**Exercise directions**
Return the material exactly as supplied, apart from the pictures, which are omitted.

**Material provided**
────────────────

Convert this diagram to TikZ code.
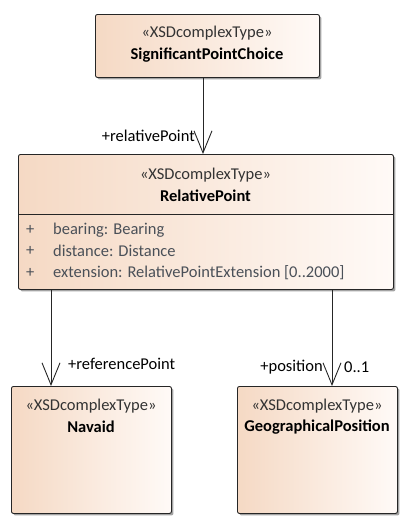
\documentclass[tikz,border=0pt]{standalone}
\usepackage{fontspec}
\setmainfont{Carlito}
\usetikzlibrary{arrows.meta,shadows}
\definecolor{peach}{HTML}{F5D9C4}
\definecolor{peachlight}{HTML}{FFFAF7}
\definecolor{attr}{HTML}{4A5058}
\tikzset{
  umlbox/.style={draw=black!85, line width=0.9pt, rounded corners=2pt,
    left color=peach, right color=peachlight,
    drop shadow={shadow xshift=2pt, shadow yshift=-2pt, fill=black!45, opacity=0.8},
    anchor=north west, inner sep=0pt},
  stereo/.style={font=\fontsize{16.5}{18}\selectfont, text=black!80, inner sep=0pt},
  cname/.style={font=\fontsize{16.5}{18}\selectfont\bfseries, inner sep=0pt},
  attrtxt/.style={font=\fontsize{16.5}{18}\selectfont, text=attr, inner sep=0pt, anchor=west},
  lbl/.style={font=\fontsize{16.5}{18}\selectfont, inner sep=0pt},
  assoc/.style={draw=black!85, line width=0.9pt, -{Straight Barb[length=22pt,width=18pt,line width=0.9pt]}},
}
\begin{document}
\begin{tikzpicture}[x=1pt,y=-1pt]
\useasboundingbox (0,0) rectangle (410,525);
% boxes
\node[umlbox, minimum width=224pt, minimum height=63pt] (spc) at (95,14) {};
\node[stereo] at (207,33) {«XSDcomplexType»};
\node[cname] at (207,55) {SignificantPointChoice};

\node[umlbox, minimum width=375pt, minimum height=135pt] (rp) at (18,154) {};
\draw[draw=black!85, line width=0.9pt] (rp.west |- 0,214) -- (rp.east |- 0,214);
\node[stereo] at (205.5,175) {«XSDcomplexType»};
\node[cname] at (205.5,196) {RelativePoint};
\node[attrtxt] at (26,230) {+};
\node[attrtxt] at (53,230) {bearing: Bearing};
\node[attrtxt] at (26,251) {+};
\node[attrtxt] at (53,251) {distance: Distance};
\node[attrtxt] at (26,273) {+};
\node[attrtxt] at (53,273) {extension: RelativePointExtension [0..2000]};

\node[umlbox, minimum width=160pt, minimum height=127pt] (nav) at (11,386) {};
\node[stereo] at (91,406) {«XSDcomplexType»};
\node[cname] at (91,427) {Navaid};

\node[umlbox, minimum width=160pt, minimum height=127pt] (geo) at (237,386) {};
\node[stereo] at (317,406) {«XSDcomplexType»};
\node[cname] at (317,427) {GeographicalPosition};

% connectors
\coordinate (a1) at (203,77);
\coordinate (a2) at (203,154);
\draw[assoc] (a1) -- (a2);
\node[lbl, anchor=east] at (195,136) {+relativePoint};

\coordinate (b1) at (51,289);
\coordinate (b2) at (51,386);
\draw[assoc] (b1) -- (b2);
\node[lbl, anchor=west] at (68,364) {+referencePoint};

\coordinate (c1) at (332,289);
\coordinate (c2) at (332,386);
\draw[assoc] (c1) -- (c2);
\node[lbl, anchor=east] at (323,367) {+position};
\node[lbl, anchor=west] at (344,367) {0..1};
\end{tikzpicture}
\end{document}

────────────────

**Task answer**
Convert this diagram to TikZ code.
\documentclass[tikz,border=0pt]{standalone}
\usepackage{fontspec}
\setmainfont{Carlito}
\usetikzlibrary{arrows.meta,shadows}
\definecolor{peach}{HTML}{F5D9C4}
\definecolor{peachlight}{HTML}{FFFAF7}
\definecolor{attr}{HTML}{4A5058}
\tikzset{
  umlbox/.style={draw=black!85, line width=0.9pt, rounded corners=2pt,
    left color=peach, right color=peachlight,
    drop shadow={shadow xshift=2pt, shadow yshift=-2pt, fill=black!45, opacity=0.8},
    anchor=north west, inner sep=0pt},
  stereo/.style={font=\fontsize{16.5}{18}\selectfont, text=black!80, inner sep=0pt},
  cname/.style={font=\fontsize{16.5}{18}\selectfont\bfseries, inner sep=0pt},
  attrtxt/.style={font=\fontsize{16.5}{18}\selectfont, text=attr, inner sep=0pt, anchor=west},
  lbl/.style={font=\fontsize{16.5}{18}\selectfont, inner sep=0pt},
  assoc/.style={draw=black!85, line width=0.9pt, -{Straight Barb[length=22pt,width=18pt,line width=0.9pt]}},
}
\begin{document}
\begin{tikzpicture}[x=1pt,y=-1pt]
\useasboundingbox (0,0) rectangle (410,525);
% boxes
\node[umlbox, minimum width=224pt, minimum height=63pt] (spc) at (95,14) {};
\node[stereo] at (207,33) {«XSDcomplexType»};
\node[cname] at (207,55) {SignificantPointChoice};

\node[umlbox, minimum width=375pt, minimum height=135pt] (rp) at (18,154) {};
\draw[draw=black!85, line width=0.9pt] (rp.west |- 0,214) -- (rp.east |- 0,214);
\node[stereo] at (205.5,175) {«XSDcomplexType»};
\node[cname] at (205.5,196) {RelativePoint};
\node[attrtxt] at (26,230) {+};
\node[attrtxt] at (53,230) {bearing: Bearing};
\node[attrtxt] at (26,251) {+};
\node[attrtxt] at (53,251) {distance: Distance};
\node[attrtxt] at (26,273) {+};
\node[attrtxt] at (53,273) {extension: RelativePointExtension [0..2000]};

\node[umlbox, minimum width=160pt, minimum height=127pt] (nav) at (11,386) {};
\node[stereo] at (91,406) {«XSDcomplexType»};
\node[cname] at (91,427) {Navaid};

\node[umlbox, minimum width=160pt, minimum height=127pt] (geo) at (237,386) {};
\node[stereo] at (317,406) {«XSDcomplexType»};
\node[cname] at (317,427) {GeographicalPosition};

% connectors
\coordinate (a1) at (203,77);
\coordinate (a2) at (203,154);
\draw[assoc] (a1) -- (a2);
\node[lbl, anchor=east] at (195,136) {+relativePoint};

\coordinate (b1) at (51,289);
\coordinate (b2) at (51,386);
\draw[assoc] (b1) -- (b2);
\node[lbl, anchor=west] at (68,364) {+referencePoint};

\coordinate (c1) at (332,289);
\coordinate (c2) at (332,386);
\draw[assoc] (c1) -- (c2);
\node[lbl, anchor=east] at (323,367) {+position};
\node[lbl, anchor=west] at (344,367) {0..1};
\end{tikzpicture}
\end{document}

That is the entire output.